▶ Problem
Only the lines from the start of the data through the line with "let triggerTime = 2.02;" belong in the copy. Restate them word for word, minus the pictures.

## START Source data

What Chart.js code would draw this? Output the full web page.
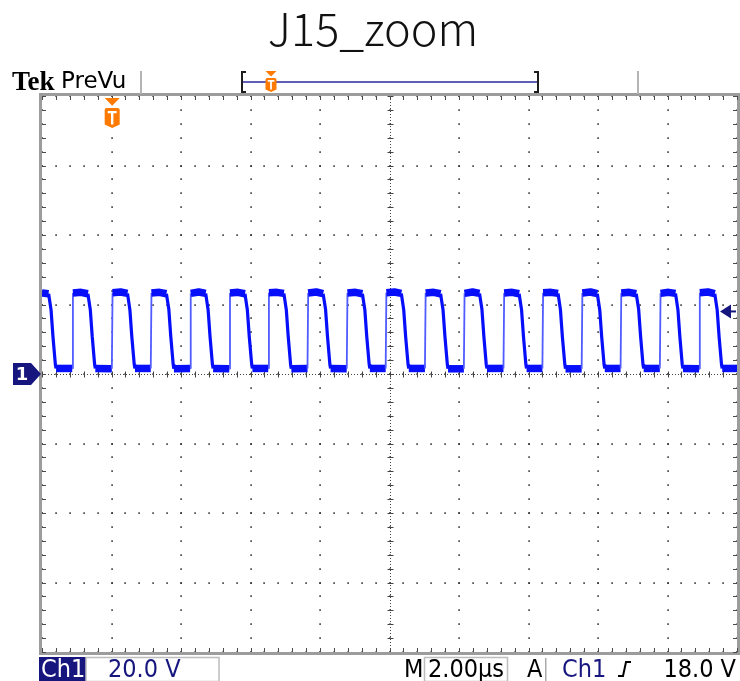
<!DOCTYPE html>
<html>
<head>
<meta charset="utf-8">
<title>J15_zoom</title>
<script src="https://cdn.jsdelivr.net/npm/chart.js@4/dist/chart.umd.min.js"></script>
<style>
  html, body { margin: 0; padding: 0; background: #fff; }
  #scope { display: block; }
</style>
</head>
<body>
<canvas id="scope" width="740" height="681"></canvas>
<script>

// graticule: 10 x 2.00us, 8 x 20.0V
let xTicks = [0, 2, 4, 6, 8, 10, 12, 14, 16, 18, 20];
let yTicks = [-80, -60, -40, -20, 0, 20, 40, 60, 80];

let voltsPerDiv = 20.0;
let timePerDiv = 2.00;
let triggerLevel = 18.0;
let triggerTime = 2.02;

// trace vertices (us / V)
let traceTime = [
  0.00, 0.19, 0.26, 0.315, 0.385, 0.405,
  0.87, 0.89, 1.12, 1.32, 1.39, 1.445, 1.515, 1.535,
  2.01, 2.03, 2.26, 2.46, 2.53, 2.585, 2.655, 2.675,
  3.13, 3.15, 3.38, 3.58, 3.65, 3.705, 3.775, 3.795,
  4.26, 4.28, 4.51, 4.71, 4.78, 4.835, 4.905, 4.925,
  5.39, 5.41, 5.64, 5.84, 5.91, 5.965, 6.035, 6.055,
  6.51, 6.53, 6.76, 6.96, 7.03, 7.085, 7.155, 7.175,
  7.64, 7.66, 7.89, 8.09, 8.16, 8.215, 8.285, 8.305,
  8.77, 8.79, 9.02, 9.22, 9.29, 9.345, 9.415, 9.435,
  9.89, 9.91, 10.14, 10.34, 10.41, 10.465, 10.535, 10.555,
  11.02, 11.04, 11.27, 11.47, 11.54, 11.595, 11.665, 11.685,
  12.14, 12.16, 12.39, 12.59, 12.66, 12.715, 12.785, 12.805,
  13.28, 13.30, 13.53, 13.73, 13.80, 13.855, 13.925, 13.945,
  14.40, 14.42, 14.65, 14.85, 14.92, 14.975, 15.045, 15.065,
  15.53, 15.55, 15.78, 15.98, 16.05, 16.105, 16.175, 16.195,
  16.65, 16.67, 16.90, 17.10, 17.17, 17.225, 17.295, 17.315,
  17.78, 17.80, 18.03, 18.23, 18.30, 18.355, 18.425, 18.445,
  18.91, 18.93, 19.16, 19.36, 19.43, 19.485, 19.555, 19.575,
  20.00
];
let traceVolt = [
  23.3, 23.1, 18.5, 10.8, 2.7, 1.6,
  1.6, 23.3, 23.5, 23.1, 18.5, 10.8, 2.7, 1.6,
  1.5, 23.4, 23.6, 23.2, 18.4, 10.7, 2.7, 1.6,
  1.6, 23.3, 23.5, 23.1, 18.6, 10.9, 2.8, 1.5,
  1.6, 23.2, 23.6, 23.2, 18.5, 10.8, 2.7, 1.6,
  1.5, 23.3, 23.5, 23.1, 18.4, 10.7, 2.7, 1.6,
  1.6, 23.4, 23.5, 23.2, 18.5, 10.8, 2.6, 1.5,
  1.6, 23.3, 23.6, 23.1, 18.6, 10.9, 2.7, 1.6,
  1.5, 23.3, 23.5, 23.1, 18.5, 10.8, 2.8, 1.6,
  1.6, 23.4, 23.6, 23.2, 18.4, 10.7, 2.7, 1.6,
  1.6, 23.3, 23.5, 23.1, 18.5, 10.8, 2.7, 1.5,
  1.5, 23.2, 23.6, 23.2, 18.6, 10.9, 2.6, 1.6,
  1.6, 23.3, 23.5, 23.1, 18.5, 10.8, 2.7, 1.6,
  1.6, 23.4, 23.5, 23.2, 18.4, 10.7, 2.8, 1.5,
  1.5, 23.3, 23.6, 23.1, 18.5, 10.8, 2.7, 1.6,
  1.6, 23.3, 23.5, 23.1, 18.6, 10.9, 2.7, 1.6,
  1.6, 23.2, 23.5, 23.2, 18.5, 10.8, 2.6, 1.6,
  1.5, 23.4, 23.6, 23.1, 18.4, 10.7, 2.7, 1.6,
  1.6
];

// colours
let traceBlue = 'rgb(6,14,250)';
let edgeBlue = 'rgb(80,92,255)';
let navy = '#16167e';
let tekOrange = '#ff7a00';
let narrowFont = '"Liberation Sans Narrow", "DejaVu Sans Condensed", sans-serif';

let tracePoints = traceTime.map((t, i) => ({ x: t, y: traceVolt[i] }));

// ** Helpers

function slopeOf(ctx) {
  let dx = Math.abs(ctx.p1.x - ctx.p0.x) || 0.01;
  return Math.abs(ctx.p1.y - ctx.p0.y) / dx;
}

function tMarker(c, cx, top, w, h) {
  // little orange trigger flag: triangle + shield with a T
  c.fillStyle = tekOrange;
  c.beginPath();
  c.moveTo(cx - w / 2, top);
  c.lineTo(cx + w / 2, top);
  c.lineTo(cx, top + h * 0.26);
  c.closePath();
  c.fill();
  let sTop = top + h * 0.33;
  let sBot = top + h;
  c.beginPath();
  c.moveTo(cx - w / 2, sTop + 2);
  c.quadraticCurveTo(cx - w / 2, sTop, cx - w / 2 + 2, sTop);
  c.lineTo(cx + w / 2 - 2, sTop);
  c.quadraticCurveTo(cx + w / 2, sTop, cx + w / 2, sTop + 2);
  c.lineTo(cx + w / 2, sBot - h * 0.12);
  c.lineTo(cx, sBot);
  c.lineTo(cx - w / 2, sBot - h * 0.12);
  c.closePath();
  c.fill();
  c.strokeStyle = '#fff';
  c.lineWidth = Math.max(1.6, w * 0.16);
  c.beginPath();
  c.moveTo(cx - w * 0.3, sTop + h * 0.14);
  c.lineTo(cx + w * 0.3, sTop + h * 0.14);
  c.moveTo(cx, sTop + h * 0.14);
  c.lineTo(cx, sBot - h * 0.12);
  c.stroke();
}

let scopeDecor = {
  id: 'scopeDecor',
  beforeDatasetsDraw(chart) {
    let c = chart.ctx;
    let a = chart.chartArea;
    let xs = chart.scales.x;
    let ys = chart.scales.y;
    let minorX = timePerDiv / 5;
    let minorY = voltsPerDiv / 5;
    c.save();

    // dotted major lines
    c.fillStyle = '#333';
    xTicks.forEach(xv => {
      let px = Math.round(xs.getPixelForValue(xv));
      for (let yv = yTicks[0]; yv <= yTicks[yTicks.length - 1] + 0.01; yv += minorY) {
        c.fillRect(px - 0.7, Math.round(ys.getPixelForValue(yv)) - 0.7, 1.6, 1.6);
      }
    });
    yTicks.forEach(yv => {
      let py = Math.round(ys.getPixelForValue(yv));
      for (let xv = xTicks[0]; xv <= xTicks[xTicks.length - 1] + 0.01; xv += minorX) {
        c.fillRect(Math.round(xs.getPixelForValue(xv)) - 0.7, py - 0.7, 1.6, 1.6);
      }
    });

    // centre cross with ticks
    let cx = Math.round(xs.getPixelForValue(10)) + 0.5;
    let cy = Math.round(ys.getPixelForValue(0)) + 0.5;
    c.strokeStyle = '#444';
    c.lineWidth = 1;
    c.setLineDash([1, 2]);
    c.beginPath();
    c.moveTo(cx, a.top); c.lineTo(cx, a.bottom);
    c.moveTo(a.left, cy); c.lineTo(a.right, cy);
    c.stroke();
    c.setLineDash([]);
    c.strokeStyle = '#444';
    c.beginPath();
    for (let yv = -80; yv <= 80.01; yv += minorY) {
      let py = Math.round(ys.getPixelForValue(yv)) + 0.5;
      c.moveTo(cx - 3, py); c.lineTo(cx + 3, py);
    }
    for (let xv = 0; xv <= 20.01; xv += minorX) {
      let px = Math.round(xs.getPixelForValue(xv)) + 0.5;
      c.moveTo(px, cy - 3); c.lineTo(px, cy + 3);
    }
    c.stroke();

    // frame with inner ticks
    c.strokeStyle = '#9c9c9c';
    c.lineWidth = 3;
    c.strokeRect(a.left - 1.5, a.top - 1.5, a.right - a.left + 3, a.bottom - a.top + 3);
    c.strokeStyle = '#4a4a4a';
    c.lineWidth = 1;
    c.beginPath();
    for (let xv = 0; xv <= 20.01; xv += minorX) {
      let px = Math.round(xs.getPixelForValue(xv)) + 0.5;
      c.moveTo(px, a.top); c.lineTo(px, a.top + 4);
      c.moveTo(px, a.bottom); c.lineTo(px, a.bottom - 4);
    }
    for (let yv = -80; yv <= 80.01; yv += minorY) {
      let py = Math.round(ys.getPixelForValue(yv)) + 0.5;
      c.moveTo(a.left, py); c.lineTo(a.left + 4, py);
      c.moveTo(a.right, py); c.lineTo(a.right - 4, py);
    }
    c.stroke();
    c.restore();
  },
  afterDatasetsDraw(chart) {
    let c = chart.ctx;
    let a = chart.chartArea;
    let xs = chart.scales.x;
    let ys = chart.scales.y;
    c.save();

    // ground marker "1"
    let gy = ys.getPixelForValue(0);
    c.fillStyle = navy;
    c.beginPath();
    c.moveTo(13, gy - 11);
    c.lineTo(31, gy - 11);
    c.lineTo(a.left - 1, gy);
    c.lineTo(31, gy + 11);
    c.lineTo(13, gy + 11);
    c.closePath();
    c.fill();
    c.fillStyle = '#fff';
    c.font = 'bold 18px "DejaVu Sans", sans-serif';
    c.textAlign = 'center';
    c.textBaseline = 'middle';
    c.fillText('1', 22, gy + 1);

    // trigger position flag
    tMarker(c, xs.getPixelForValue(triggerTime), a.top + 2, 15, 30);

    // trigger level arrow
    let ly = ys.getPixelForValue(triggerLevel);
    c.fillStyle = navy;
    c.beginPath();
    c.moveTo(a.right - 17, ly);
    c.lineTo(a.right - 6, ly - 7);
    c.lineTo(a.right - 6, ly + 7);
    c.closePath();
    c.fill();
    c.strokeStyle = navy;
    c.lineWidth = 2;
    c.beginPath();
    c.moveTo(a.right - 7, ly); c.lineTo(a.right - 1, ly);
    c.stroke();

    // title
    c.fillStyle = '#111';
    c.font = '300 45px "Noto Sans CJK JP", "Noto Sans", sans-serif';
    c.textAlign = 'center';
    c.textBaseline = 'alphabetic';
    c.fillText('J15_zoom', 373, 46);

    // top bar
    c.textAlign = 'left';
    c.fillStyle = '#000';
    c.font = 'bold 27px "Liberation Serif", serif';
    c.fillText('Tek', 12, 90);
    c.font = '23px "DejaVu Sans", sans-serif';
    c.fillText('PreVu', 61, 88);
    c.fillStyle = '#b4b4b4';
    c.fillRect(140, 71, 2, a.top - 73);
    c.fillRect(637, 71, 2, a.top - 73);
    c.strokeStyle = '#1d1d1d';
    c.lineWidth = 2;
    c.beginPath();
    c.moveTo(246, 72); c.lineTo(242, 72); c.lineTo(242, 92); c.lineTo(246, 92);
    c.moveTo(534, 72); c.lineTo(538, 72); c.lineTo(538, 92); c.lineTo(534, 92);
    c.stroke();
    c.strokeStyle = '#2a2a9a';
    c.lineWidth = 1.5;
    c.beginPath();
    c.moveTo(243, 82); c.lineTo(537, 82);
    c.stroke();
    tMarker(c, 271, 71, 11, 21);

    // status bar
    let sy = 677;
    c.fillStyle = navy;
    c.fillRect(39, 657, 47, 24);
    c.strokeStyle = '#bdbdbd';
    c.lineWidth = 1.5;
    c.strokeRect(86, 657.5, 133, 24);
    c.strokeRect(424.5, 657.5, 83, 24);
    c.fillStyle = '#aaa';
    c.fillRect(545, 658, 1.5, 23);
    c.font = '25px ' + narrowFont;
    c.fillStyle = '#fff';
    c.fillText('Ch1', 41, sy);
    c.fillStyle = navy;
    c.fillText(voltsPerDiv.toFixed(1) + ' V', 108, sy);
    c.fillText('Ch1', 562, sy);
    c.fillStyle = '#000';
    c.fillText('M', 404, sy);
    c.fillText(timePerDiv.toFixed(2) + '\u00b5s', 428, sy);
    c.fillText('A', 527, sy);
    c.textAlign = 'right';
    c.fillText(triggerLevel.toFixed(1) + ' V', 736, sy);
    // rising edge glyph
    c.strokeStyle = '#000';
    c.lineWidth = 2;
    c.beginPath();
    c.moveTo(618, 676); c.lineTo(623, 676); c.lineTo(626, 662); c.lineTo(631, 662);
    c.stroke();
    c.restore();
  }
};

// ** Chart

let scopeChart = new Chart(document.getElementById('scope'), {
  type: 'line',
  data: {
    datasets: [{
      label: 'Ch1',
      data: tracePoints,
      borderColor: traceBlue,
      borderWidth: 7,
      pointRadius: 0,
      tension: 0,
      borderJoinStyle: 'bevel',
      borderCapStyle: 'butt',
      segment: {
        borderWidth: ctx => {
          let s = slopeOf(ctx);
          if (s < 1) return 7.5;
          if (s < 20) return 3.2;
          return 1.8;
        },
        borderColor: ctx => slopeOf(ctx) < 20 ? traceBlue : edgeBlue
      }
    }]
  },
  options: {
    responsive: false,
    animation: false,
    layout: { padding: { left: 42, top: 96, right: 3, bottom: 29 } },
    scales: {
      x: { type: 'linear', min: 0, max: 20, display: false },
      y: { type: 'linear', min: -80, max: 80, display: false }
    },
    plugins: {
      legend: { display: false },
      tooltip: { enabled: false },
      title: { display: false }
    }
  },
  plugins: [scopeDecor]
});
</script>
</body>
</html>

## END Source data

▶ Finished exercise
What Chart.js code would draw this? Output the full web page.
<!DOCTYPE html>
<html>
<head>
<meta charset="utf-8">
<title>J15_zoom</title>
<script src="https://cdn.jsdelivr.net/npm/chart.js@4/dist/chart.umd.min.js"></script>
<style>
  html, body { margin: 0; padding: 0; background: #fff; }
  #scope { display: block; }
</style>
</head>
<body>
<canvas id="scope" width="740" height="681"></canvas>
<script>

// graticule: 10 x 2.00us, 8 x 20.0V
let xTicks = [0, 2, 4, 6, 8, 10, 12, 14, 16, 18, 20];
let yTicks = [-80, -60, -40, -20, 0, 20, 40, 60, 80];

let voltsPerDiv = 20.0;
let timePerDiv = 2.00;
let triggerLevel = 18.0;
let triggerTime = 2.02;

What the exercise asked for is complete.